Legal conservatism does not need a better originalism. Rather, originalism needs a better legal conservatism. Legal conservatives must develop the three institutional ingredients that political scientists have identified as necessary for creating a successful socio-legal movement.
As Michael McCann has observed, for a social movement to use the judiciary as an agent for change, the social movement must frame a particular and concrete agenda in a way that employs existing legal norms. Because courts are constrained by judicial precedent, social movements often seek to show how precedents that seem adverse to their cause can be marshalled for their agenda, thereby using law, as Steven Teles has described, to shift “off the wall” claims to be “on the wall.”

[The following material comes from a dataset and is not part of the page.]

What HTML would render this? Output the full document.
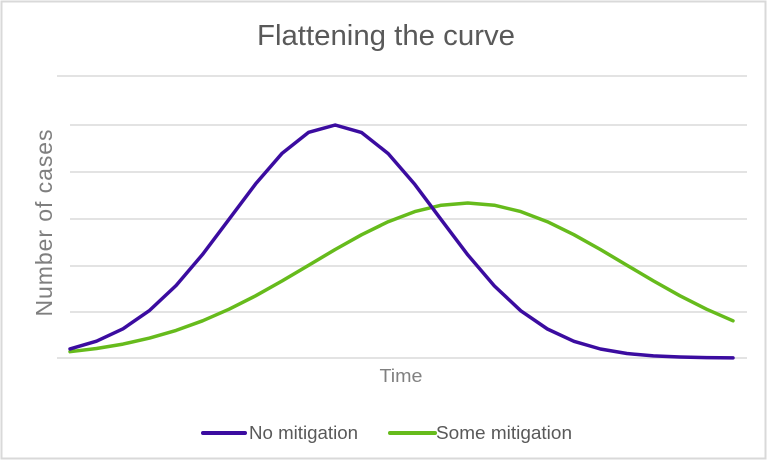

The movement must have what Charles Epp has dubbed “support structures”—i.e., a critical mass of well-connected “rights-advocacy organizations, rights-advocacy lawyers, and sources of financing, particularly government-supported financing.” This is critical because courts are passive institutions—they require support structures to articulate, enforce, and develop norms as applied to real-life conflicts and controversies.
Finally, the movement must have in place a powerful electoral constituency. This is vital because courts are often reluctant to change legal norms unless they sense there is political momentum pushing for such change. And even if courts do initiate such a shift, it will not result in actual social change unless there is broad political pressure for executive and legislative bodies to support that agenda.
For nearly a century now, the legal Left has been successful in marshaling these three critical ingredients for achieving change through courts. Indeed, the Left has created extensive legal support structures—organizations like the NAACP, ACLU, and Lambda Legal Defense Fund—that have worked in concert with one another in developing the trajectory of American law by carefully selecting plaintiffs and strategically waging a series of lawsuits directed toward particular substantive goals.
Contrast that with how the Federalist Society, the principal organization on the legal Right, has operated. Instead of engaging in litigation, it has served as a debating society. Instead of mobilizing an electoral constituency, many of its leaders have ignored and even opposed the populist trajectory of American conservatism. And instead of seeking to advance a substantive agenda, it has sought to advance an interpretive methodology—namely, originalism in constitutional interpretation and textualism in statutory interpretation.
The failure of legal conservatism is principally a product of how it is structured, not the product of an inadequate legal theory. Success will require an institutional infrastructure that is willing to combat the Left, which will require operating outside rather than within the moral framework set by legal liberalism. The manifesto authors rightly point out the danger in legal conservatism’s “not in the Constitution” mantra, but there is just as much danger in the manifesto’s “let’s talk it out” mantra. When progressives control just about every institution of cultural significance, engagement will almost certainly not mean the triumph of the good, the true, and the beautiful. Rather, it will mean trudging through the progressive morality of individual emancipation and group equity.
To advance beyond this paradigm we must recognize that contemporary progressivism is sludge and our mantra should be to treat it accordingly: We must step over it.